Robuste Edge-Server mit vielfältigen Möglichkeiten

Der Server Simatic IPC RS-828A von Siemens kann mit zwei Prozessoren der AMD-Epyc-9004-Familie, maximal 6 TB RAM (24 DIMMs) und bis zu acht Laufwerken ausgerüstet werden. Die Prozessoren selbst sind in der Rechenleistung weit skalierbar. Die beiden 10G-Ethernet-Anschlüsse gewährleisten eine ebenso leistungsfähige wie redundante Einbindung in bestehende Netzwerke. Zudem sind eine Glasfaser-Anbindung und weitere Ethernet-Schnittstellen über PCIe-Erweiterungskarten möglich. Das System kann insgesamt bis zu sieben PCIe-Erweiterungskarten aufnehmen, davon zweimal je eine Doppel-Slot-Karte mit bis zu 350 W maximaler Verlustleistung, zum Beispiel für KI- oder Hardware-Simulationsbeschleunigerkarten.

Aufgrund der kompakten Bauweise und des integrierten Kühlsystems mit Luftfilter lassen sich mehrere Systeme zusammenfassen. Hiermit lassen sich konvergente Infrastrukturen beziehungsweise Rechenzentren direkt in Industrieumgebungen aufbauen. Als Betriebssysteme unterstützt Siemens Windows Server, RedHat Linux und VMware, als Management-Plattformen IPMI sowie Redfish. Zu einem späteren Zeitpunkt sollen zudem Applikationen für das Edge-Computing wie Industrial Edge von Siemens verfügbar sein. Hiermit können IT-Administratoren schnell und einfach Anforderungen aus der Produktion umsetzen sowie Updates und neue Apps zentral verwalten und ausrollen.

Zielgruppen sind primär OEMs und deren Zulieferer, die mit dem Rack-Datencenter vor Ort komplexe Produktionssysteme aufbauen können.

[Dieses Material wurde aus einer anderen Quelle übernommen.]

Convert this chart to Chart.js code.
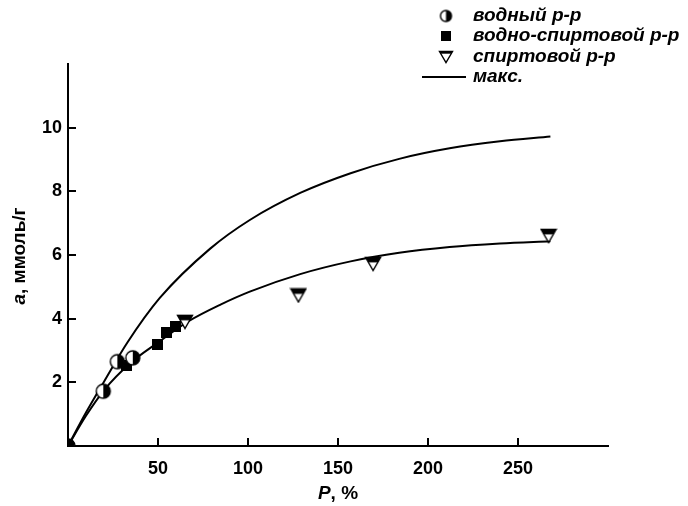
<!DOCTYPE html>
<html>
<head>
<meta charset="utf-8">
<script src="https://cdn.jsdelivr.net/npm/chart.js@4.4.0/dist/chart.umd.min.js"></script>
<style>
  html, body { margin: 0; padding: 0; background: #fff; }
</style>
</head>
<body>
<canvas id="adsChart" width="688" height="506"></canvas>
<script>
// точки
const vodnyP = [0, 19.6, 27.4, 36];
const vodnyA = [0, 1.72, 2.65, 2.77];
const spirtVodP = [32.6, 49.8, 54.8, 59.8];
const spirtVodA = [2.54, 3.2, 3.55, 3.74];
const spirtP = [65, 128, 169.5, 267];
const spirtA = [3.9, 4.73, 5.72, 6.6];

// кривые (прочитаны по картинке)
const maxCurveP = [0, 10, 20, 33, 51, 79, 101, 129, 157, 184, 212, 240, 268];
const maxCurveA = [0, 1.05, 2.02, 3.25, 4.65, 6.2, 7.1, 7.95, 8.57, 9.02, 9.35, 9.57, 9.72];
const fitCurveP = [0, 10, 20, 35, 50, 67, 85, 101, 129, 157, 184, 212, 240, 268];
const fitCurveA = [0, 0.95, 1.75, 2.62, 3.25, 3.92, 4.45, 4.85, 5.4, 5.8, 6.07, 6.25, 6.36, 6.43];

const xTickValues = [50, 100, 150, 200, 250];
const yTickValues = [2, 4, 6, 8, 10];

const legendLabels = ['водный р-р', 'водно-спиртовой р-р', 'спиртовой р-р', 'макс.'];

const FONT = '"Liberation Sans", Arial, sans-serif';

function pts(xs, ys) {
    return xs.map((x, i) => ({ x: x, y: ys[i] }));
}

function halfCircle(r) {
    const c = document.createElement('canvas');
    const s = 2 * r + 4;
    c.width = c.height = s;
    const g = c.getContext('2d');
    const m = s / 2;
    g.fillStyle = '#fff';
    g.beginPath(); g.arc(m, m, r, 0, 2 * Math.PI); g.fill();
    g.fillStyle = '#000';
    g.beginPath(); g.arc(m, m, r, -Math.PI / 2, Math.PI / 2); g.closePath(); g.fill();
    g.lineWidth = 1.4;
    g.strokeStyle = '#000';
    g.beginPath(); g.arc(m, m, r, 0, 2 * Math.PI); g.stroke();
    return c;
}

function square(a) {
    const c = document.createElement('canvas');
    c.width = c.height = a;
    const g = c.getContext('2d');
    g.fillStyle = '#000';
    g.fillRect(0, 0, a, a);
    return c;
}

function halfTriangle(w, h, part) {
    const c = document.createElement('canvas');
    c.width = w + 3; c.height = h + 3;
    const g = c.getContext('2d');
    const tri = () => {
        g.beginPath();
        g.moveTo(1.5, 1.5);
        g.lineTo(w + 1.5, 1.5);
        g.lineTo(w / 2 + 1.5, h + 1.5);
        g.closePath();
    };
    tri(); g.fillStyle = '#fff'; g.fill();
    g.save(); tri(); g.clip();
    g.fillStyle = '#000'; g.fillRect(0, 0, w + 3, h * part + 1.5);
    g.restore();
    tri(); g.lineWidth = 1.4; g.strokeStyle = '#000'; g.stroke();
    return c;
}

const circleImg = halfCircle(7);
const squareImg = square(11);
const triImg = halfTriangle(15, 13, 0.38);
const legCircle = halfCircle(5.5);
const legSquare = square(10);
const legTri = halfTriangle(13, 11, 0.2);

// засечки внутрь, подписи осей и легенда
const decorPlugin = {
    id: 'decor',
    afterDraw(chart) {
        const ctx = chart.ctx;
        const x = chart.scales.x, y = chart.scales.y;
        const area = chart.chartArea;
        ctx.save();
        ctx.strokeStyle = '#000';
        ctx.lineWidth = 2;
        xTickValues.forEach(v => {
            const px = Math.round(x.getPixelForValue(v));
            ctx.beginPath(); ctx.moveTo(px, area.bottom); ctx.lineTo(px, area.bottom - 8); ctx.stroke();
        });
        yTickValues.forEach(v => {
            const py = Math.round(y.getPixelForValue(v));
            ctx.beginPath(); ctx.moveTo(area.left, py); ctx.lineTo(area.left + 8, py); ctx.stroke();
        });

        ctx.fillStyle = '#000';
        ctx.textBaseline = 'middle';
        // ось X
        const fi = 'italic bold 19px ' + FONT, fb = 'bold 19px ' + FONT;
        ctx.font = fi; const w1 = ctx.measureText('P').width;
        ctx.font = fb; const w2 = ctx.measureText(', %').width;
        let sx = 338 - (w1 + w2) / 2;
        ctx.textAlign = 'left';
        ctx.font = fi; ctx.fillText('P', sx, 494);
        ctx.font = fb; ctx.fillText(', %', sx + w1, 494);
        // ось Y
        ctx.save();
        ctx.translate(20, 256);
        ctx.rotate(-Math.PI / 2);
        ctx.font = fi; const w3 = ctx.measureText('a').width;
        ctx.font = fb; const w4 = ctx.measureText(', ммоль/г').width;
        sx = -(w3 + w4) / 2;
        ctx.font = fi; ctx.fillText('a', sx, 0);
        ctx.font = fb; ctx.fillText(', ммоль/г', sx + w3, 0);
        ctx.restore();

        // легенда
        const rows = [16, 36, 57, 77];
        const imgs = [legCircle, legSquare, legTri];
        imgs.forEach((im, i) => {
            ctx.drawImage(im, 446 - im.width / 2, rows[i] - im.height / 2);
        });
        ctx.lineWidth = 2;
        ctx.beginPath(); ctx.moveTo(422, rows[3]); ctx.lineTo(466, rows[3]); ctx.stroke();
        ctx.font = 'italic bold 19px ' + FONT;
        legendLabels.forEach((t, i) => ctx.fillText(t, 473, rows[i]));
        ctx.restore();
    }
};

const ctx = document.getElementById('adsChart').getContext('2d');
const adsChart = new Chart(ctx, {
    type: 'scatter',
    data: {
        datasets: [
            {
                label: legendLabels[0],
                data: pts(vodnyP, vodnyA),
                pointStyle: circleImg,
                clip: 0,
                order: 0
            },
            {
                label: legendLabels[1],
                data: pts(spirtVodP, spirtVodA),
                pointStyle: squareImg,
                order: 0
            },
            {
                label: legendLabels[2],
                data: pts(spirtP, spirtA),
                pointStyle: triImg,
                order: 0
            },
            {
                label: legendLabels[3],
                type: 'line',
                data: pts(maxCurveP, maxCurveA),
                borderColor: '#000',
                borderWidth: 2,
                pointRadius: 0,
                cubicInterpolationMode: 'monotone',
                fill: false,
                order: 1
            },
            {
                label: 'fit',
                type: 'line',
                data: pts(fitCurveP, fitCurveA),
                borderColor: '#000',
                borderWidth: 2,
                pointRadius: 0,
                cubicInterpolationMode: 'monotone',
                fill: false,
                order: 1
            }
        ]
    },
    options: {
        responsive: false,
        animation: false,
        layout: { padding: { top: 64, right: 80, left: 0, bottom: 0 } },
        plugins: {
            legend: { display: false },
            tooltip: { enabled: false }
        },
        scales: {
            x: {
                type: 'linear',
                min: 0,
                max: 300,
                afterBuildTicks: (scale) => { scale.ticks = xTickValues.map(v => ({ value: v })); },
                afterFit: (scale) => { scale.height = 60; },
                border: { display: true, color: '#000', width: 2 },
                grid: { display: false, drawTicks: false },
                ticks: {
                    padding: 12,
                    color: '#000',
                    font: { family: FONT, size: 18, weight: 'bold' },
                    maxRotation: 0
                }
            },
            y: {
                type: 'linear',
                min: 0,
                max: 12,
                afterBuildTicks: (scale) => { scale.ticks = yTickValues.map(v => ({ value: v })); },
                afterFit: (scale) => { scale.width = 68; },
                border: { display: true, color: '#000', width: 2 },
                grid: { display: false, drawTicks: false },
                ticks: {
                    padding: 6,
                    color: '#000',
                    font: { family: FONT, size: 18, weight: 'bold' }
                }
            }
        }
    },
    plugins: [decorPlugin]
});
</script>
</body>
</html>
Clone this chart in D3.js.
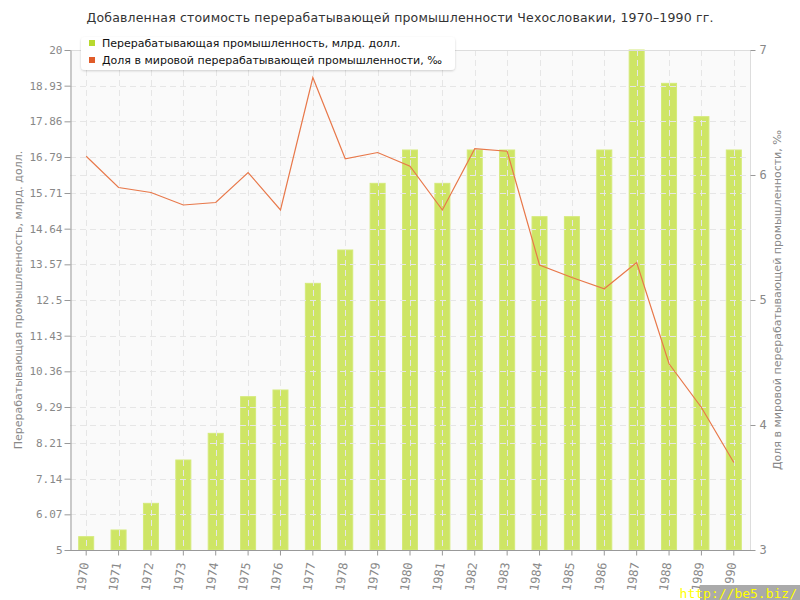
<!DOCTYPE html>
<html>
<head>
<meta charset="utf-8">
<script src="https://cdn.jsdelivr.net/npm/d3@7"></script>
<style>
body { margin: 0; background: #fff; }
svg { display: block; }
.tick text { fill: #888; font-family: "DejaVu Sans Mono", monospace; font-size: 11px; }
.grid line { stroke: #e6e6e6; stroke-dasharray: 6,4; }
</style>
</head>
<body>
<svg id="svg" width="800" height="600"></svg>
<script>
var years = ["1970","1971","1972","1973","1974","1975","1976","1977","1978","1979","1980",
             "1981","1982","1983","1984","1985","1986","1987","1988","1989","1990"];
// value added, bn USD
var valueAdded = [5.4, 5.6, 6.4, 7.7, 8.5, 9.6, 9.8, 13, 14, 16, 17,
                  16, 17, 17, 15, 15, 17, 20, 19, 18, 17];
// share of world manufacturing, per mille
var worldShare = [6.15, 5.9, 5.86, 5.76, 5.78, 6.02, 5.72, 6.78, 6.13, 6.18, 6.07,
                  5.72, 6.21, 6.19, 5.28, 5.18, 5.09, 5.3, 4.49, 4.14, 3.7];
var leftTicks = [5, 6.07, 7.14, 8.21, 9.29, 10.36, 11.43, 12.5, 13.57, 14.64, 15.71, 16.79, 17.86, 18.93, 20];
var rightTicks = [3, 4, 5, 6, 7];

var title = "Добавленная стоимость перерабатывающей промышленности Чехословакии, 1970–1990 гг.";
var seriesNames = ["Перерабатывающая промышленность, млрд. долл.",
                   "Доля в мировой перерабатывающей промышленности, ‰"];

var svg = d3.select("#svg");
var pLeft = 70, pRight = 750, pTop = 50, pBottom = 550;

var x = d3.scaleBand().domain(years).range([pLeft, pRight]);
var yL = d3.scaleLinear().domain([5, 20]).range([pBottom, pTop]);
var yR = d3.scaleLinear().domain([3, 7]).range([pBottom, pTop]);

function cx(i) { return x(years[i]) + x.bandwidth() / 2; }

svg.append("rect")
    .attr("x", pLeft).attr("y", pTop)
    .attr("width", pRight - pLeft).attr("height", pBottom - pTop)
    .attr("fill", "#fafafa");

// bars
svg.append("g").selectAll("rect")
    .data(valueAdded)
    .enter().append("rect")
    .attr("x", function(d, i) { return cx(i) - 7.5; })
    .attr("y", function(d) { return yL(d); })
    .attr("width", 15)
    .attr("height", function(d) { return pBottom - yL(d); })
    .attr("fill", "#c6e14a")
    .attr("fill-opacity", 0.85)
    .attr("stroke", "#d4ea7a")
    .attr("stroke-width", 1);

// grid on top of bars
var grid = svg.append("g").attr("class", "grid");
grid.selectAll(".hl").data(leftTicks.slice(1, -1)).enter().append("line")
    .attr("x1", pLeft).attr("x2", pRight)
    .attr("y1", function(d) { return Math.round(yL(d)) + 0.5; })
    .attr("y2", function(d) { return Math.round(yL(d)) + 0.5; });
grid.selectAll(".hr").data(rightTicks.slice(1, -1)).enter().append("line")
    .attr("x1", pLeft).attr("x2", pRight)
    .attr("y1", function(d) { return Math.round(yR(d)) + 0.5; })
    .attr("y2", function(d) { return Math.round(yR(d)) + 0.5; });
grid.selectAll(".v").data(years).enter().append("line")
    .attr("y1", pTop).attr("y2", pBottom)
    .attr("x1", function(d, i) { return Math.round(cx(i)) + 0.5; })
    .attr("x2", function(d, i) { return Math.round(cx(i)) + 0.5; });

// line
var line = d3.line()
    .x(function(d, i) { return cx(i); })
    .y(function(d) { return yR(d); });
svg.append("path")
    .datum(worldShare)
    .attr("d", line)
    .attr("fill", "none")
    .attr("stroke", "#e8784a")
    .attr("stroke-width", 1.2);

// borders
svg.append("line").attr("x1", pLeft).attr("x2", pRight).attr("y1", pTop + 0.5).attr("y2", pTop + 0.5).attr("stroke", "#ddd");
svg.append("line").attr("x1", pRight + 0.5).attr("x2", pRight + 0.5).attr("y1", pTop).attr("y2", pBottom).attr("stroke", "#ddd");

// axes
var axL = svg.append("g").attr("transform", "translate(" + (pLeft + 0.5) + ",0)")
    .call(d3.axisLeft(yL).tickValues(leftTicks).tickFormat(function(d) { return String(d); }).tickSize(6).tickSizeOuter(0));
var axR = svg.append("g").attr("transform", "translate(" + (pRight + 0.5) + ",0)")
    .call(d3.axisRight(yR).tickValues(rightTicks).tickFormat(d3.format("d")).tickSize(5).tickSizeOuter(0));
axR.select(".domain").remove();
var axB = svg.append("g").attr("transform", "translate(0," + (pBottom + 0.5) + ")")
    .call(d3.axisBottom(x).tickSize(5).tickSizeOuter(0));
axB.select(".domain").attr("d", "M" + pLeft + ",0H" + (pRight + 5));
axB.selectAll(".tick text")
    .attr("transform", "rotate(-82)")
    .attr("text-anchor", "end")
    .attr("dx", "-1em")
    .attr("dy", "0.35em")
    .attr("y", 0).attr("x", 0)
    .style("font-size", "12px");
[axL, axR, axB].forEach(function(a) {
    a.selectAll(".domain").attr("stroke", "#999");
    a.selectAll(".tick line").attr("stroke", "#999");
});
axL.selectAll(".tick text").attr("x", -8);
axR.selectAll(".tick text").attr("x", 9).style("font-size", "12px");

// title
svg.append("text")
    .attr("x", 400).attr("y", 22)
    .attr("text-anchor", "middle")
    .attr("font-family", "DejaVu Sans")
    .attr("font-size", "12.5px")
    .attr("fill", "#333")
    .attr("textLength", 627)
    .text(title);

// axis titles
svg.append("text")
    .attr("transform", "translate(22,300) rotate(-90)")
    .attr("text-anchor", "middle")
    .attr("font-family", "DejaVu Sans")
    .attr("font-size", "11px")
    .attr("fill", "#888")
    .text(seriesNames[0]);
svg.append("text")
    .attr("transform", "translate(781,300) rotate(-90)")
    .attr("text-anchor", "middle")
    .attr("font-family", "DejaVu Sans")
    .attr("font-size", "11px")
    .attr("fill", "#888")
    .text(seriesNames[1]);

// legend
var defs = svg.append("defs");
var f = defs.append("filter").attr("id", "sh").attr("x", "-10%").attr("y", "-30%").attr("width", "120%").attr("height", "160%");
f.append("feDropShadow").attr("dx", 0).attr("dy", 1).attr("stdDeviation", 1.2).attr("flood-color", "#000").attr("flood-opacity", 0.18);
var lg = svg.append("g");
lg.append("rect").attr("x", 81).attr("y", 37).attr("width", 374).attr("height", 33)
    .attr("rx", 4).attr("fill", "#fff").attr("filter", "url(#sh)");
var legColors = ["#b8d92e", "#e05c2a"];
seriesNames.forEach(function(n, i) {
    lg.append("rect").attr("x", 89).attr("y", 40 + i * 17).attr("width", 6).attr("height", 6).attr("fill", legColors[i]);
    lg.append("text").attr("x", 102).attr("y", 47 + i * 17)
        .attr("font-family", "DejaVu Sans").attr("font-size", "11px").attr("fill", "#111")
        .text(n);
});

// watermark
svg.append("rect").attr("x", 700).attr("y", 585).attr("width", 100).attr("height", 15).attr("fill", "#aaa");
svg.append("text").attr("x", 797).attr("y", 598).attr("text-anchor", "end")
    .attr("font-family", "DejaVu Sans Mono").attr("font-size", "13px").attr("fill", "#ff0")
    .text("http://be5.biz/");
</script>
</body>
</html>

Zudem lassen sich bestehende Altsysteme konsolidieren und virtualisieren. Weitere Einsatzmöglichkeiten sind Produktions- und Fertigungsumgebungen einschließlich fahrerloser Transport- und Logistiksysteme, die Prozessautomatisierung oder Simulations- und Testumgebungen sowie KI-Anwendungen. Aufgrund der hohen Zuverlässigkeit und Verfügbarkeit eignen sich die Server auch als Infrastruktur für 5G-Anwendungen und Campusnetze.